Fuck America - Ambiance New Yorkaise

Il y a quelques années, en me baladant dans les allées du Furet du Nord à Boulogne sur Mer, j'étais tombé sur un roman au titre particulièrement évocateur, "Fuck America". Après lecture, il fut une double révélation pour moi. D'une part, la découverte d'Edgar Hilsenrath, écrivain d'origine allemande et juive injustement méconnu dans nos contrées françaises, et d'autre part, la rencontre avec un personnage fascinant, Jakob Bronsky, qui n'est autre que le double littéraire de l'auteur.

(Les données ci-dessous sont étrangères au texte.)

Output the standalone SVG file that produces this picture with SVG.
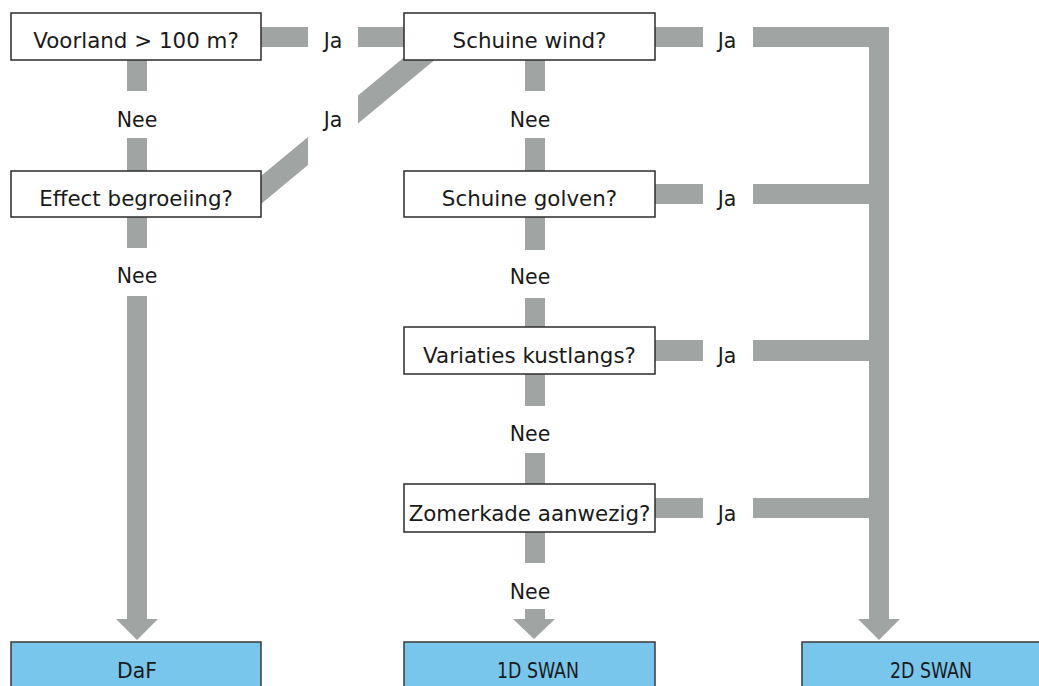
<svg xmlns="http://www.w3.org/2000/svg" width="1039" height="686" viewBox="0 0 1039 686">
<style>
.bar{fill:#a0a4a3}
.q rect{fill:#ffffff;stroke:#2b2b2b;stroke-width:1.5}
.r rect{fill:#78c6ec;stroke:#3a3a3a;stroke-width:1.5}
.t{font-family:"DejaVu Sans",Verdana,sans-serif;font-size:21.4px;fill:#1a1a1a;text-anchor:middle}
.lb{font-family:"DejaVu Sans",Verdana,sans-serif;font-size:20.5px;fill:#1a1a1a;text-anchor:middle}
.rt{font-family:"DejaVu Sans Condensed","DejaVu Sans",sans-serif;font-size:21px;fill:#1a1a1a;text-anchor:middle}
</style>
<rect width="1039" height="686" fill="#ffffff"/>
<g id="connectors">
  <rect class="bar" x="261" y="27" width="47" height="20"/>
  <rect class="bar" x="358" y="27" width="46" height="20"/>
  <polygon class="bar" points="308,137 308,165 245,217.3 245,189.3"/>
  <polygon class="bar" points="358,95.5 358,123.5 440,55.4 440,27.4"/>
  <rect class="bar" x="127" y="60" width="20" height="31"/>
  <rect class="bar" x="127" y="138" width="20" height="33"/>
  <rect class="bar" x="127" y="217" width="20" height="31"/>
  <rect class="bar" x="127" y="296" width="20" height="324"/>
  <polygon class="bar" points="116,619 158,619 137,640"/>
  <rect class="bar" x="525" y="60" width="20" height="31"/>
  <rect class="bar" x="525" y="138" width="20" height="33"/>
  <rect class="bar" x="525" y="217" width="20" height="33"/>
  <rect class="bar" x="525" y="298" width="20" height="29"/>
  <rect class="bar" x="525" y="374" width="20" height="32"/>
  <rect class="bar" x="525" y="453" width="20" height="31"/>
  <rect class="bar" x="525" y="532" width="20" height="31"/>
  <rect class="bar" x="525" y="609" width="20" height="11"/>
  <polygon class="bar" points="513,619 555,619 534,639"/>
  <rect class="bar" x="655" y="27" width="48" height="20"/>
  <rect class="bar" x="753" y="27" width="136" height="20"/>
  <rect class="bar" x="655" y="184" width="48" height="20"/>
  <rect class="bar" x="753" y="184" width="116" height="20"/>
  <rect class="bar" x="655" y="340" width="48" height="21"/>
  <rect class="bar" x="753" y="340" width="116" height="21"/>
  <rect class="bar" x="655" y="498" width="48" height="20"/>
  <rect class="bar" x="753" y="498" width="116" height="20"/>
  <rect class="bar" x="869" y="27" width="20" height="593"/>
  <polygon class="bar" points="858,619 900,619 879,640"/>
  <text class="lb" x="333" y="48">Ja</text>
  <text class="lb" x="333" y="127">Ja</text>
  <text class="lb" x="137" y="127">Nee</text>
  <text class="lb" x="137" y="283">Nee</text>
  <text class="lb" x="530" y="127">Nee</text>
  <text class="lb" x="530" y="284">Nee</text>
  <text class="lb" x="530" y="441">Nee</text>
  <text class="lb" x="530" y="599">Nee</text>
  <text class="lb" x="727" y="48">Ja</text>
  <text class="lb" x="727" y="206">Ja</text>
  <text class="lb" x="727" y="363">Ja</text>
  <text class="lb" x="727" y="521">Ja</text>
</g>
<g id="voorland" class="q"><rect x="11" y="13" width="250" height="47"/><text class="t" x="136" y="48">Voorland &gt; 100 m?</text></g>
<g id="effect" class="q"><rect x="11" y="171" width="250" height="46"/><text class="t" x="136" y="206">Effect begroeiing?</text></g>
<g id="schuine-wind" class="q"><rect x="404" y="13" width="251" height="47"/><text class="t" x="529.5" y="48">Schuine wind?</text></g>
<g id="schuine-golven" class="q"><rect x="404" y="171" width="251" height="46"/><text class="t" x="529.5" y="206">Schuine golven?</text></g>
<g id="variaties" class="q"><rect x="404" y="327" width="251" height="47"/><text class="t" x="529.5" y="363">Variaties kustlangs?</text></g>
<g id="zomerkade" class="q"><rect x="404" y="484" width="251" height="48"/><text class="t" x="529.5" y="521">Zomerkade aanwezig?</text></g>
<g id="daf" class="r"><rect x="11" y="642" width="250" height="60"/><text class="rt" x="137" y="678" textLength="40" lengthAdjust="spacingAndGlyphs">DaF</text></g>
<g id="swan1d" class="r"><rect x="404" y="642" width="251" height="60"/><text class="rt" x="538" y="678" textLength="82" lengthAdjust="spacingAndGlyphs">1D SWAN</text></g>
<g id="swan2d" class="r"><rect x="802" y="642" width="250" height="60"/><text class="rt" x="931" y="678" textLength="82" lengthAdjust="spacingAndGlyphs">2D SWAN</text></g>
</svg>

Ce qui rend "Fuck America" si particulier et si captivant, est son essence profondément autobiographique. L'auteur nous offre un récit brut, sans fard, où la vie dans ce qu'elle a de plus réel, de plus cru, se dévoile à chaque page. L'humour et la vitalité qui s'en dégagent sont contagieux, et pourtant, cela n'atténue en rien la gravité et la profondeur de la réflexion sous-jacente. Ce livre est une pépite littéraire qui surprend et réjouit, une belle surprise que je ne peux m'empêcher de vous recommander.

L'histoire nous emmène dans le quotidien de Jakob Bronsky, qui, en 1952, pose ses valises aux États-Unis. Survivant du ghetto pendant la guerre, cet immigrant juif porte en lui les stigmates d'un passé douloureux. L'Amérique, loin de l'eldorado rêvé, se révèle être une jungle impitoyable où notre personnage doit apprendre à survivre une fois de plus. Installé à Broadway, il enchaîne les emplois précaires tout en fréquentant assidûment une cafétéria, lieu de rassemblement de la communauté juive. Mais Jakob nourrit une ambition, celle de devenir écrivain. Nuit après nuit, il travaille sur son roman, une œuvre inspirée de sa propre existence, qu'il intitule "Le Branleur".

Le charme irrésistible de l'oeuvre réside essentiellement dans son protagoniste, véritable anti-héros, captif par son authenticité et sa résilience. On se prend d'affection pour lui, on espère ardemment qu'il parvienne à s'extirper de sa condition. Suivre ses tribulations, c'est s'engager aux côtés d'un homme dans sa quête héroïque d'une vie meilleure, malgré les obstacles qui jalonnent son chemin d'immigré.

Edgar Hilsenrath excelle dans l'art de dépeindre, avec une justesse et un humour désarmants, des thématiques aussi lourdes que l'exil, la pauvreté, ou encore la solitude. Sa plume, vive et empreinte d'une spontanéité qui frôle le langage parlé, confère au roman une tonalité unique. L'humour, souvent noir, absurde, parfois teinté de macabre, n'épargne aucun sujet, pas même les plus tabous, comme la Shoah, abordée ici avec une ironie distanciée qui n'a pas manqué de susciter la controverse.

"Fuck America" est indéniablement un livre qui dérange, qui fait rire, qui émeut. C'est une véritable friandise littéraire. Vous ne ressortirez pas insensible à cette lecture.